The most obsolete thing and rightly to be treated as such should be the “year’s holiday-list”. I personally am thrilled to have a new one. And since the indolence and lethargy that had been squeezed out to the exuberance of this old list, it deserves to be filled with some alternate and refreshing replenishment. A new holiday-list is the panacea to ward off gone-year withdrawal symptoms found mostly in the Indian babudom.
The emotional fools make New Year resolutions to stand by, but in many cases they do not live up to their commitments and promises made to themselves since if they were so strong-willed, they wouldn’t wait for the turn of the year for effecting their resolve. They feel the gone-year withdrawal symptoms more than anyone else. This is so, also because, mostly the New Year resolutions are on giving up vices and less on acquiring virtues.

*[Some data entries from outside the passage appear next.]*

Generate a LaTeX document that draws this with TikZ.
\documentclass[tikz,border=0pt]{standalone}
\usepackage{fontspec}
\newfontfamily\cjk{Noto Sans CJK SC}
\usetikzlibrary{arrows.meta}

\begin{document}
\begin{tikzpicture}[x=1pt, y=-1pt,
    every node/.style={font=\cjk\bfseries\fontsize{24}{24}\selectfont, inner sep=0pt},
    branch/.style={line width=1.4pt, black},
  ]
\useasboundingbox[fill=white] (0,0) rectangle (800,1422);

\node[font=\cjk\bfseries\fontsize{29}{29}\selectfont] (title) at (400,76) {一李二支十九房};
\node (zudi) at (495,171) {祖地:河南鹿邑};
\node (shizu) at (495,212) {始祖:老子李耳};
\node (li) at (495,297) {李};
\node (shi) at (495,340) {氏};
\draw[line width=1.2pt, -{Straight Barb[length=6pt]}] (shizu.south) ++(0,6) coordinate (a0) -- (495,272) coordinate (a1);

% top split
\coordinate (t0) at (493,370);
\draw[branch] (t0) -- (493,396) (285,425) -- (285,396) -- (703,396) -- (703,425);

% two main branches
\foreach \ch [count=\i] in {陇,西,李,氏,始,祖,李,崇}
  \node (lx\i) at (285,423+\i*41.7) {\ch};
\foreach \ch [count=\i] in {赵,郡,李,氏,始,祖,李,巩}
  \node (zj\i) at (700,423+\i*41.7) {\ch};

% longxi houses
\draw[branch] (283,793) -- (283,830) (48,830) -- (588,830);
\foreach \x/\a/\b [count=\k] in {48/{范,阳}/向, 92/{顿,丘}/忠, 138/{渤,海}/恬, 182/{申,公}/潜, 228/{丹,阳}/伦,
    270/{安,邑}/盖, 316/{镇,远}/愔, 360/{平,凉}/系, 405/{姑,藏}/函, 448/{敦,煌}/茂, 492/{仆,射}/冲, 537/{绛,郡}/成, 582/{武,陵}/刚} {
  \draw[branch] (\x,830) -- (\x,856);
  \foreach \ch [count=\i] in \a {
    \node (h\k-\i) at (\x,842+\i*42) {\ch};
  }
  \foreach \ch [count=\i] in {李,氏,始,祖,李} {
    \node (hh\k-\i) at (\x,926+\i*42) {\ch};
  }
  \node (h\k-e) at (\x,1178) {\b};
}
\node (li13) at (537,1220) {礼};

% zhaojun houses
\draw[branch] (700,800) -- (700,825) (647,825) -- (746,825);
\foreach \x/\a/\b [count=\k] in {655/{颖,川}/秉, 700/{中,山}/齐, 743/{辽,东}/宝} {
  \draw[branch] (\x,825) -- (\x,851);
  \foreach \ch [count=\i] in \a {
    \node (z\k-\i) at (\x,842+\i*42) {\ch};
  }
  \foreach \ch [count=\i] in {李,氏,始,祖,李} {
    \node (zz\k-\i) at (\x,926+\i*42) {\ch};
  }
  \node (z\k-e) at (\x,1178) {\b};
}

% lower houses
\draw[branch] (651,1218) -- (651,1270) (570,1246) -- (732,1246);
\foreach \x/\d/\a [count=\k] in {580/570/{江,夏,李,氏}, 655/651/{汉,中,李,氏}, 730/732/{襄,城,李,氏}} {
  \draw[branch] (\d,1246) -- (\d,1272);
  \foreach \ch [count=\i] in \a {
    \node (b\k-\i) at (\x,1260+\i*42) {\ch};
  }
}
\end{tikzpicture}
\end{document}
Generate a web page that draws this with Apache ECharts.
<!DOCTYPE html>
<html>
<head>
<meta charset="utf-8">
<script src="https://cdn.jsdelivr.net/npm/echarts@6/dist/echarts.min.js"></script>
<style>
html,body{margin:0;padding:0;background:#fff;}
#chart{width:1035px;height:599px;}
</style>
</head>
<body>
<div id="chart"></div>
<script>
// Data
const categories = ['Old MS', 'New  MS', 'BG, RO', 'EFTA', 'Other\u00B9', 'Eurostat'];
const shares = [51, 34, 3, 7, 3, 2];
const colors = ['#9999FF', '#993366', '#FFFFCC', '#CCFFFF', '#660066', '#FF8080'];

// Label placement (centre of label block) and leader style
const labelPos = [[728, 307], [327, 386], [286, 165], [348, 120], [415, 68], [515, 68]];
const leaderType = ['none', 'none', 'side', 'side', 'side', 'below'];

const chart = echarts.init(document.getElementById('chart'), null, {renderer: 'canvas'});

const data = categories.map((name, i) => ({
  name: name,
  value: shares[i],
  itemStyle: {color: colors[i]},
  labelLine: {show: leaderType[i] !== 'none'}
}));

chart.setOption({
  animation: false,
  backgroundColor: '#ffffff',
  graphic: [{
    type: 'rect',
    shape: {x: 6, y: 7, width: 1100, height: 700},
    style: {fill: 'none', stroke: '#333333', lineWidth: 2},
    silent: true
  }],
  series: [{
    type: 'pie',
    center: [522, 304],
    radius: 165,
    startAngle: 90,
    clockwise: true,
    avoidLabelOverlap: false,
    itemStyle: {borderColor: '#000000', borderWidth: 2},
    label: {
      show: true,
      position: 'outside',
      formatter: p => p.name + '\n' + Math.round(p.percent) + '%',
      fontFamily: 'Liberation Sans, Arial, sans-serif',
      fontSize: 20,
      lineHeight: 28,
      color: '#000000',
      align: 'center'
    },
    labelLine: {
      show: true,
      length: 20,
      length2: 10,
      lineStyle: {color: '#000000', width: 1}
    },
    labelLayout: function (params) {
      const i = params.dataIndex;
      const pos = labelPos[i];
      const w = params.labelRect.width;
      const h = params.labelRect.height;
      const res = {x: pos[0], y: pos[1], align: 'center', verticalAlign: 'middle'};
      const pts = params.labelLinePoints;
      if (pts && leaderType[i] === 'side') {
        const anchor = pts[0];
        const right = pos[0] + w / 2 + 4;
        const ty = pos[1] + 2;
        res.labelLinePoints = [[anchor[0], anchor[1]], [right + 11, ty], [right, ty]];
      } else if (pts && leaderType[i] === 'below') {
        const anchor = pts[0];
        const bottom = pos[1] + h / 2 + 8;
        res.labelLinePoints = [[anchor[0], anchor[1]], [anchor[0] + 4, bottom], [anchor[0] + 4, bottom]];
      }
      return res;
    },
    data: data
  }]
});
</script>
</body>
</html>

Well, the business types would do stocktaking exactly when the old year-ends and new one begins for they generally had had some deity or the other’s blessing for a fixed duration. The fortunetellers also guide the “stars” of their destiny in an already announced time slot. They too need some counseling to overcome to gone year withdrawal symptoms.
Call me mad, or even selfish, but this year I have decided on an altogether different way to come out of the gone year withdrawal symptoms and keep feeling elated when friends would call for nearly a week at least to greet and wish” Happy New Year” to me. Want to know it? Well, I will not say and thus share; and thus exhaust or empty, my own good wishes but will only receive them for their therapeutic properties. Thank you friends in advance!